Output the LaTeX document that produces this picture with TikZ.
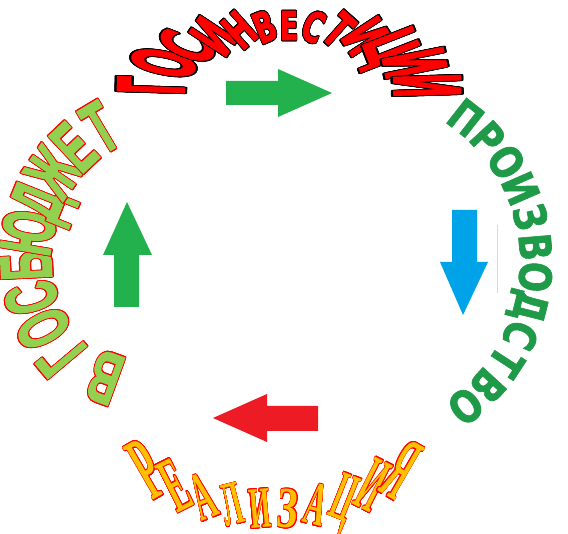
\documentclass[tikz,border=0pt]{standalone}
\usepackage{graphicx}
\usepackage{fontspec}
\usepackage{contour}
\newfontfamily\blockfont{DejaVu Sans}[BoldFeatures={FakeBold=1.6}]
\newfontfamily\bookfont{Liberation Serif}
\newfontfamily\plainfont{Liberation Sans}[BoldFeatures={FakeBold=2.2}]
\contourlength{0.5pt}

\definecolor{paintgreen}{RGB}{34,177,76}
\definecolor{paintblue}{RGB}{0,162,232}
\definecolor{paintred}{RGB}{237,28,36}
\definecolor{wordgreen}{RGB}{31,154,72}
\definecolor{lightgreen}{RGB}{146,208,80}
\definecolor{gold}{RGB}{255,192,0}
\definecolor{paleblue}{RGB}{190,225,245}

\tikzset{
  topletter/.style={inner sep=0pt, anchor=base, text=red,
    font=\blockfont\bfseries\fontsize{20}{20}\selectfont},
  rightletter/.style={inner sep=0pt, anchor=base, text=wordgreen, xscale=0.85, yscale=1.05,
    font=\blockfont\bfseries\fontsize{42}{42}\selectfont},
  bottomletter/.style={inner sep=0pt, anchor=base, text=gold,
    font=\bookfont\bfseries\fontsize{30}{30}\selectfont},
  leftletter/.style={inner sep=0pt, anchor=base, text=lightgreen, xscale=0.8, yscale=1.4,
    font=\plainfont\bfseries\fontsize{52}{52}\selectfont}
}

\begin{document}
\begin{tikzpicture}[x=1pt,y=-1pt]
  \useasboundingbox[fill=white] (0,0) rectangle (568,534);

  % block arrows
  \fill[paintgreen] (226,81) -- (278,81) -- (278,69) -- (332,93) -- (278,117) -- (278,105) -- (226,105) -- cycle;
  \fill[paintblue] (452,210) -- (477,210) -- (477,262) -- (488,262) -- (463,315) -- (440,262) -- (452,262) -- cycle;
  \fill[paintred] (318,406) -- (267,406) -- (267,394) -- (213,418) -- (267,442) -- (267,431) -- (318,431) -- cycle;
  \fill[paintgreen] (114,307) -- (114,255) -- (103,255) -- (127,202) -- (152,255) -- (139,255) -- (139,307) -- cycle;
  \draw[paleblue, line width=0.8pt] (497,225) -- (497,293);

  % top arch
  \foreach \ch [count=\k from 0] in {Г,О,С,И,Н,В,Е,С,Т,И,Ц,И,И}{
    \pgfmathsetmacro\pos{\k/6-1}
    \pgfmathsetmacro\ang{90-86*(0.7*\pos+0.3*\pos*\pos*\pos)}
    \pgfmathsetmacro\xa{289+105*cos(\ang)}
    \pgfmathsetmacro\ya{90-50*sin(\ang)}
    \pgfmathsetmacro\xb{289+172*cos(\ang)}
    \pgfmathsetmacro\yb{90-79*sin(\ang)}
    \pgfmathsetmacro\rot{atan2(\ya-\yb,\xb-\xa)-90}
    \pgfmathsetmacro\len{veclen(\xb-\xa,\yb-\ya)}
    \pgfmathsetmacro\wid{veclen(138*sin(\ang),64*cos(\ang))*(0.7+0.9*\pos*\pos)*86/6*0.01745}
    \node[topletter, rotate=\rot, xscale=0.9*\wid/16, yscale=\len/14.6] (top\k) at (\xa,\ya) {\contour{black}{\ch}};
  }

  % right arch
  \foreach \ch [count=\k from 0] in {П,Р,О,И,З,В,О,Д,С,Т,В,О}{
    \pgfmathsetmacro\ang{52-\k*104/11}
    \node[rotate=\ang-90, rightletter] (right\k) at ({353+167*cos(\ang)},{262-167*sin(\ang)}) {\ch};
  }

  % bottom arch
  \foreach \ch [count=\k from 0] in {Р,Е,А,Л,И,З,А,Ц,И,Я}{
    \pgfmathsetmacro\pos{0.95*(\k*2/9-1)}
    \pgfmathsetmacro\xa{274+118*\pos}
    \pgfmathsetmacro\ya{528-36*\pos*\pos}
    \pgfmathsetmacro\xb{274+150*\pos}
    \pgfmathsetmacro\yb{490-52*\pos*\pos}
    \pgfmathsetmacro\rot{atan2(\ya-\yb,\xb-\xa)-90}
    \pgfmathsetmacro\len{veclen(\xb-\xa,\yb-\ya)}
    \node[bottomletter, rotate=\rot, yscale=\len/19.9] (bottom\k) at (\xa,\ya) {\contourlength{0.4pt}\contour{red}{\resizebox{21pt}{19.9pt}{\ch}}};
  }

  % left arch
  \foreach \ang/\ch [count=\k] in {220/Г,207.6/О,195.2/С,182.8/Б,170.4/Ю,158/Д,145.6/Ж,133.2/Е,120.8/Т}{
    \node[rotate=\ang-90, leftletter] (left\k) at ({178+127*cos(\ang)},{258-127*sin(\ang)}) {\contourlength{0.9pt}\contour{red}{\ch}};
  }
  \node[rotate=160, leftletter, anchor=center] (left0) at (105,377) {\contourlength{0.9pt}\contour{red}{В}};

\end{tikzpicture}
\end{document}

================================

THE TASK ▸ Give again exactly the lines running from the beginning of the material above through the line that contains "(497,225) -- (497,293);", and leave out every picture.

RESULT OF THIS TASK ▸
Output the LaTeX document that produces this picture with TikZ.
\documentclass[tikz,border=0pt]{standalone}
\usepackage{graphicx}
\usepackage{fontspec}
\usepackage{contour}
\newfontfamily\blockfont{DejaVu Sans}[BoldFeatures={FakeBold=1.6}]
\newfontfamily\bookfont{Liberation Serif}
\newfontfamily\plainfont{Liberation Sans}[BoldFeatures={FakeBold=2.2}]
\contourlength{0.5pt}

\definecolor{paintgreen}{RGB}{34,177,76}
\definecolor{paintblue}{RGB}{0,162,232}
\definecolor{paintred}{RGB}{237,28,36}
\definecolor{wordgreen}{RGB}{31,154,72}
\definecolor{lightgreen}{RGB}{146,208,80}
\definecolor{gold}{RGB}{255,192,0}
\definecolor{paleblue}{RGB}{190,225,245}

\tikzset{
  topletter/.style={inner sep=0pt, anchor=base, text=red,
    font=\blockfont\bfseries\fontsize{20}{20}\selectfont},
  rightletter/.style={inner sep=0pt, anchor=base, text=wordgreen, xscale=0.85, yscale=1.05,
    font=\blockfont\bfseries\fontsize{42}{42}\selectfont},
  bottomletter/.style={inner sep=0pt, anchor=base, text=gold,
    font=\bookfont\bfseries\fontsize{30}{30}\selectfont},
  leftletter/.style={inner sep=0pt, anchor=base, text=lightgreen, xscale=0.8, yscale=1.4,
    font=\plainfont\bfseries\fontsize{52}{52}\selectfont}
}

\begin{document}
\begin{tikzpicture}[x=1pt,y=-1pt]
  \useasboundingbox[fill=white] (0,0) rectangle (568,534);

  % block arrows
  \fill[paintgreen] (226,81) -- (278,81) -- (278,69) -- (332,93) -- (278,117) -- (278,105) -- (226,105) -- cycle;
  \fill[paintblue] (452,210) -- (477,210) -- (477,262) -- (488,262) -- (463,315) -- (440,262) -- (452,262) -- cycle;
  \fill[paintred] (318,406) -- (267,406) -- (267,394) -- (213,418) -- (267,442) -- (267,431) -- (318,431) -- cycle;
  \fill[paintgreen] (114,307) -- (114,255) -- (103,255) -- (127,202) -- (152,255) -- (139,255) -- (139,307) -- cycle;
  \draw[paleblue, line width=0.8pt] (497,225) -- (497,293);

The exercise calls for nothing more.